Here lies our first twist in what turns out to be a wonderfully built thriller by writer/director t Jon James Smith. Things take a sudden sinister turn for the man, later identified as ‘George’, when the dark haired woman pulls out a craft knife and begins to cut him. She again plays the tape and shows him a scrap of paper with instructions on, if he doesn’t follow these instructions, he loses his eyes. George complies and instructs his wife to empty all their bank accounts. George’s wife, Margaret, complies and we see she is already in the company of the LAPD. Calmly and collectively Detective Forbes, played by the wonderful Richard Shelton, instructs to do just as she has been told.
Over the next 8 minutes a beautifully crafted story and film unfold. Shot confidently and with an eye for flair, Director Smith never wastes a moment. His establishing shots linger just enough for us to take in our surroundings and capture the back streets and scenery of down town LA with a gritty realism and beauty. His filming style here would fit seamlessly into any modern day noir or detective drama.

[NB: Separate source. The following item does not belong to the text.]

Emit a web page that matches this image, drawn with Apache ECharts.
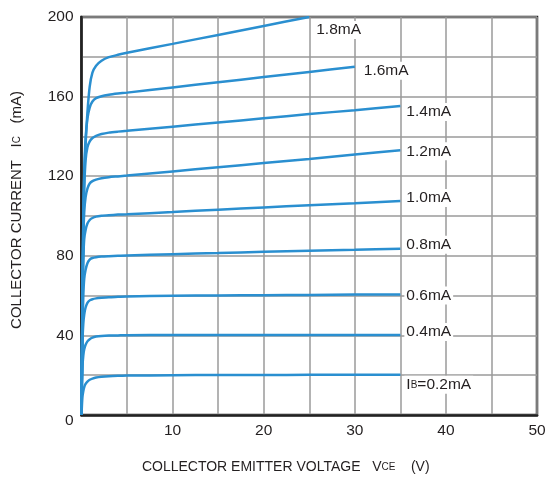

Smith has surrounded himself with a group of talented actors, never falling into stereotypes and never feeling out of place. As I have mentioned before Richard Shelton is wonderful as Detective Forbes, playing with just the right amount of empathy and seriousness.
I was initially put off by Margaret, played by Kathryn Leeman, as she came across a little flat in the early scenes but by the time you reach the end of the short it is understandable why she reacts this way, her empathy seems stripped away after the realisation that her husband has been sleeping with prostitutes etc.

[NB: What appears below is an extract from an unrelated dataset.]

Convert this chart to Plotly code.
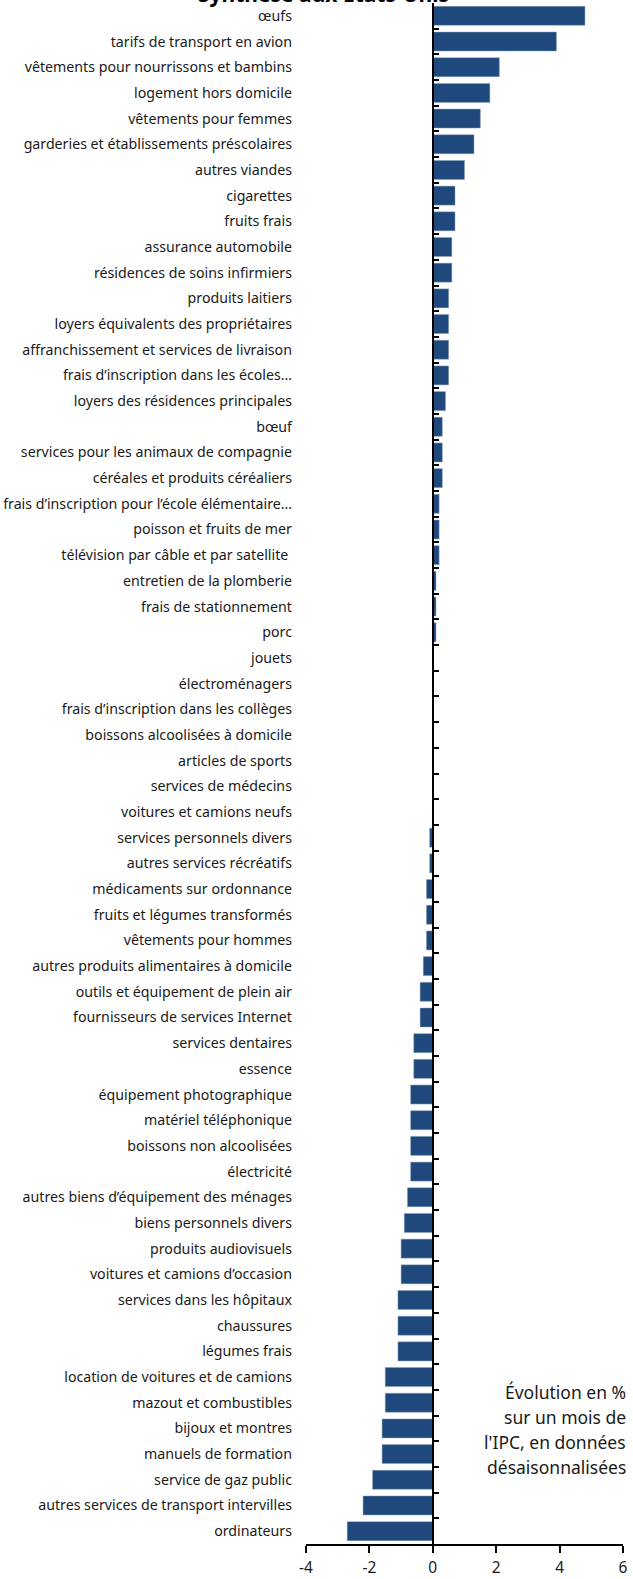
import plotly.graph_objects as go

categories = [
    "œufs",
    "tarifs de transport en avion",
    "vêtements pour nourrissons et bambins",
    "logement hors domicile",
    "vêtements pour femmes",
    "garderies et établissements préscolaires",
    "autres viandes",
    "cigarettes",
    "fruits frais",
    "assurance automobile",
    "résidences de soins infirmiers",
    "produits laitiers",
    "loyers équivalents des propriétaires",
    "affranchissement et services de livraison",
    "frais d’inscription dans les écoles…",
    "loyers des résidences principales",
    "bœuf",
    "services pour les animaux de compagnie",
    "céréales et produits céréaliers",
    "frais d’inscription pour l’école élémentaire…",
    "poisson et fruits de mer",
    "télévision par câble et par satellite ",
    "entretien de la plomberie",
    "frais de stationnement",
    "porc",
    "jouets",
    "électroménagers",
    "frais d’inscription dans les collèges",
    "boissons alcoolisées à domicile",
    "articles de sports",
    "services de médecins",
    "voitures et camions neufs",
    "services personnels divers",
    "autres services récréatifs",
    "médicaments sur ordonnance",
    "fruits et légumes transformés",
    "vêtements pour hommes",
    "autres produits alimentaires à domicile",
    "outils et équipement de plein air",
    "fournisseurs de services Internet",
    "services dentaires",
    "essence",
    "équipement photographique",
    "matériel téléphonique",
    "boissons non alcoolisées",
    "électricité",
    "autres biens d’équipement des ménages",
    "biens personnels divers",
    "produits audiovisuels",
    "voitures et camions d’occasion",
    "services dans les hôpitaux",
    "chaussures",
    "légumes frais",
    "location de voitures et de camions",
    "mazout et combustibles",
    "bijoux et montres",
    "manuels de formation",
    "service de gaz public",
    "autres services de transport intervilles",
    "ordinateurs",
]

values = [
    4.8, 3.9, 2.1, 1.8, 1.5, 1.3, 1.0, 0.7, 0.7, 0.6,
    0.6, 0.5, 0.5, 0.5, 0.5, 0.4, 0.3, 0.3, 0.3, 0.2,
    0.2, 0.2, 0.1, 0.1, 0.1, 0.0, 0.0, 0.0, 0.0, 0.0,
    0.0, 0.0, -0.1, -0.1, -0.2, -0.2, -0.2, -0.3, -0.4, -0.4,
    -0.6, -0.6, -0.7, -0.7, -0.7, -0.7, -0.8, -0.9, -1.0, -1.0,
    -1.1, -1.1, -1.1, -1.5, -1.5, -1.6, -1.6, -1.9, -2.2, -2.7,
]

x_ticks = [-4, -2, 0, 2, 4, 6]
x_tick_text = ["-4", "-2", "0", "2", "4", "6"]
x_range = [-4, 6]

title_text = "Synthèse aux États-Unis"
note_lines = ["Évolution en %", "sur un mois de", "l'IPC, en données", "désaisonnalisées"]

FONT = "Noto Sans"
BAR_COLOR = "#1f497d"

W, H = 633, 1579
M_L, M_R, M_T, M_B = 306, 10, 3, 35
PLOT_W = W - M_L - M_R
PLOT_H = H - M_T - M_B

fig = go.Figure()
fig.add_trace(go.Bar(
    x=values,
    y=categories,
    orientation="h",
    marker=dict(color=BAR_COLOR, line=dict(color="#8aa0bd", width=0.5)),
    hoverinfo="x+y",
))

zero_pos = (0 - x_range[0]) / (x_range[1] - x_range[0])

fig.update_layout(
    width=W,
    height=H,
    margin=dict(l=M_L, r=M_R, t=M_T, b=M_B, autoexpand=False),
    paper_bgcolor="white",
    plot_bgcolor="white",
    showlegend=False,
    bargap=0.26,
    font=dict(family=FONT, color="#1a1a1a", size=14),
    xaxis=dict(
        range=x_range,
        tickvals=x_ticks,
        ticktext=x_tick_text,
        ticks="outside",
        ticklen=7,
        tickwidth=1.5,
        tickcolor="black",
        showline=True,
        linecolor="black",
        linewidth=2,
        showgrid=False,
        zeroline=False,
        automargin=False,
        ticklabelstandoff=1,
        tickfont=dict(size=15.5, family=FONT),
    ),
    yaxis=dict(
        type="category",
        categoryorder="array",
        categoryarray=categories,
        autorange="reversed",
        anchor="free",
        position=zero_pos,
        showline=True,
        linecolor="black",
        linewidth=2,
        ticks="inside",
        tickson="boundaries",
        ticklen=5,
        tickwidth=1.5,
        tickcolor="black",
        showgrid=False,
        zeroline=False,
        automargin=False,
        ticklabelstandoff=137,
        tickfont=dict(size=14.2, family=FONT),
    ),
)

fig.add_annotation(
    text="<b>" + title_text + "</b>",
    xref="paper", yref="paper",
    x=(323 - M_L) / PLOT_W, y=1,
    xanchor="center", yanchor="bottom",
    yshift=-7,
    showarrow=False,
    font=dict(size=21, family=FONT, color="black"),
)

for i, line in enumerate(note_lines):
    y_px = 1392 + 25 * i
    fig.add_annotation(
        text=line,
        xref="paper", yref="paper",
        x=1 + 5 / PLOT_W, y=(H - M_B - y_px) / PLOT_H,
        xanchor="right", yanchor="middle",
        align="right",
        showarrow=False,
        font=dict(size=17.5, family=FONT, color="#1a1a1a"),
    )

fig.write_html(
    "out.html",
    config={"displayModeBar": False},
    post_script="document.body.style.margin='0';document.body.style.overflow='hidden';",
)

Stewart Dugdale provides a score that is very much in keeping with the style of the short, never being intrusive or needing to tell us how we should be feeling. It blends into the background in a comfortable way but never gets lost.
Jon James Smith has crafted a clever and gripping film that made me want to see more than the 14 minutes given. His creative team and talent should be proud of his little gem and all the recent accolades are well deserved. I look forward to Mr Smith’s future works and hope that Do Not Disturb continues in its successes.